Contesting a Ticket Changes the Timeline
If you believe a ticket was issued in error, you typically have the right to contest it — but the process affects your payment deadline in different ways depending on the jurisdiction:
- Some places pause the payment deadline while a contest is under review
- Others require you to pay first and appeal for a refund if you win
- A few allow you to appear in person at a hearing without prepayment, as long as you file within the contest window
The contest window is often shorter than the payment window — sometimes only 7 to 15 days from the ticket date. If you want to fight a ticket, that decision usually needs to happen quickly.

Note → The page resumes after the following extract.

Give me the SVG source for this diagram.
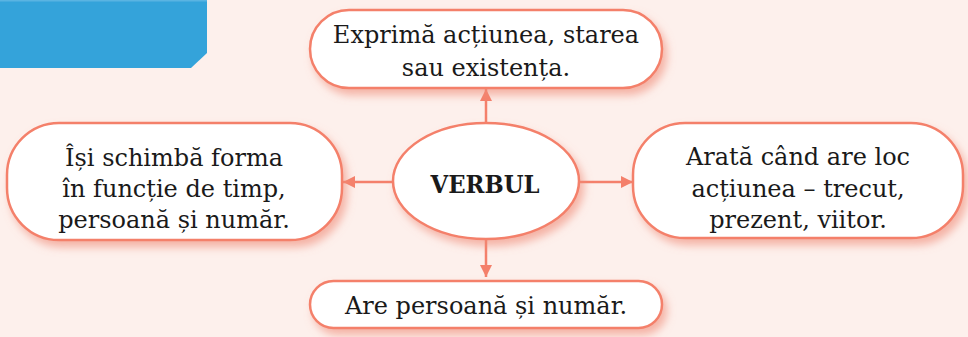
<svg xmlns="http://www.w3.org/2000/svg" width="968" height="337" viewBox="0 0 968 337">
<defs>
<filter id="sh" x="-20%" y="-30%" width="140%" height="170%">
<feDropShadow dx="4" dy="6" stdDeviation="4.5" flood-color="#ef8a76" flood-opacity="0.6"/>
</filter>
<marker id="ah" viewBox="0 0 12 12" refX="12" refY="6" markerWidth="12" markerHeight="12" markerUnits="userSpaceOnUse" orient="auto">
<path d="M0,0 L12,6 L0,12 Z" fill="#f4806b"/>
</marker>
</defs>
<style>
.box{fill:#ffffff;stroke:#f4806b;stroke-width:2.5;}
.t{font-family:"DejaVu Serif","Liberation Serif",serif;font-size:24px;fill:#1a1a1a;text-anchor:middle;}
.c{stroke:#f4806b;stroke-width:2.5;fill:none;}
</style>
<rect width="968" height="337" fill="#fdf0ec"/>
<path d="M0,0 H207 V53 L191,68 H0 Z" fill="#34a3da"/>
<rect x="0" y="0" width="207" height="1.5" fill="#5ab4e2"/>
<g id="connectors">
<line class="c" x1="486" y1="123" x2="486" y2="89" marker-end="url(#ah)"/>
<line class="c" x1="393" y1="182" x2="343" y2="182" marker-end="url(#ah)"/>
<line class="c" x1="579" y1="182" x2="633" y2="182" marker-end="url(#ah)"/>
<line class="c" x1="486" y1="239" x2="486" y2="277" marker-end="url(#ah)"/>
</g>
<g id="top">
<rect class="box" x="310" y="10" width="352" height="78" rx="39" filter="url(#sh)"/>
<text class="t" x="486" y="43">Exprimă acțiunea, starea</text>
<text class="t" x="486" y="76">sau existența.</text>
</g>
<g id="left">
<rect class="box" x="7" y="123" width="335" height="117" rx="52" filter="url(#sh)"/>
<text class="t" x="174" y="166">Își schimbă forma</text>
<text class="t" x="174" y="197">în funcție de timp,</text>
<text class="t" x="174" y="228">persoană și număr.</text>
</g>
<g id="right">
<rect class="box" x="633" y="123" width="330" height="115" rx="52" filter="url(#sh)"/>
<text class="t" x="798" y="165">Arată când are loc</text>
<text class="t" x="798" y="197">acțiunea – trecut,</text>
<text class="t" x="798" y="228">prezent, viitor.</text>
</g>
<g id="center">
<ellipse class="box" cx="486" cy="181" rx="93" ry="58" filter="url(#sh)"/>
<text class="t" x="485" y="193" font-weight="bold" font-size="28" textLength="109" lengthAdjust="spacingAndGlyphs">VERBUL</text>
</g>
<g id="bottom">
<rect class="box" x="310" y="281" width="352" height="47" rx="23.5" filter="url(#sh)"/>
<text class="t" x="486" y="314">Are persoană și număr.</text>
</g>
</svg>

Variables That Affect Your Specific Situation
| Factor | Why It Matters |
|---|---|
| Issuing jurisdiction | City, county, university, airport, and private lots all operate under different rules |
| Violation type | Street sweeping, expired meter, fire hydrant, and handicap violations may carry different fine structures and timelines |
| State law | Some states set baseline rules that local governments must follow; others give municipalities full discretion |
| Vehicle registration state | Out-of-state tickets can still affect your home state registration through reciprocity agreements |
| Prior violations | Repeat offenders may face faster escalation |
| Private vs. public enforcement | Tickets issued by private parking companies (in lots or garages) operate under civil law, not municipal code — different rules apply |
Private Parking Tickets Are a Separate Category
Not all parking tickets carry the same legal weight. A ticket issued by a city parking enforcement officer on a public street is an official government citation. A notice placed on your windshield by a private parking company in a shopping center lot is technically a civil demand — not a government fine.
Private parking notices are harder to enforce, though some companies do pursue collections or take civil action. The payment windows, fine amounts, and consequences for ignoring them vary widely and aren't governed by the same municipal rules.
Out-of-State and Rental Car Tickets
If you received a ticket while driving in another state, the issuing city still expects payment. Many states participate in interstate compacts that allow unpaid out-of-state violations to trigger registration holds or other penalties in your home state. Rental car companies typically pass tickets on to the renter — often with an administrative fee added.
The Missing Pieces
The payment deadline printed on your ticket is the most reliable starting point — but whether that deadline has already passed, whether a late fee has been added, whether your registration is at risk, and what your options are for contesting or resolving the violation all depend on which jurisdiction issued the ticket, what type of violation it was, and the current status of the citation in that agency's system.
The issuing agency's website or payment portal is usually the fastest way to confirm exactly where your ticket stands.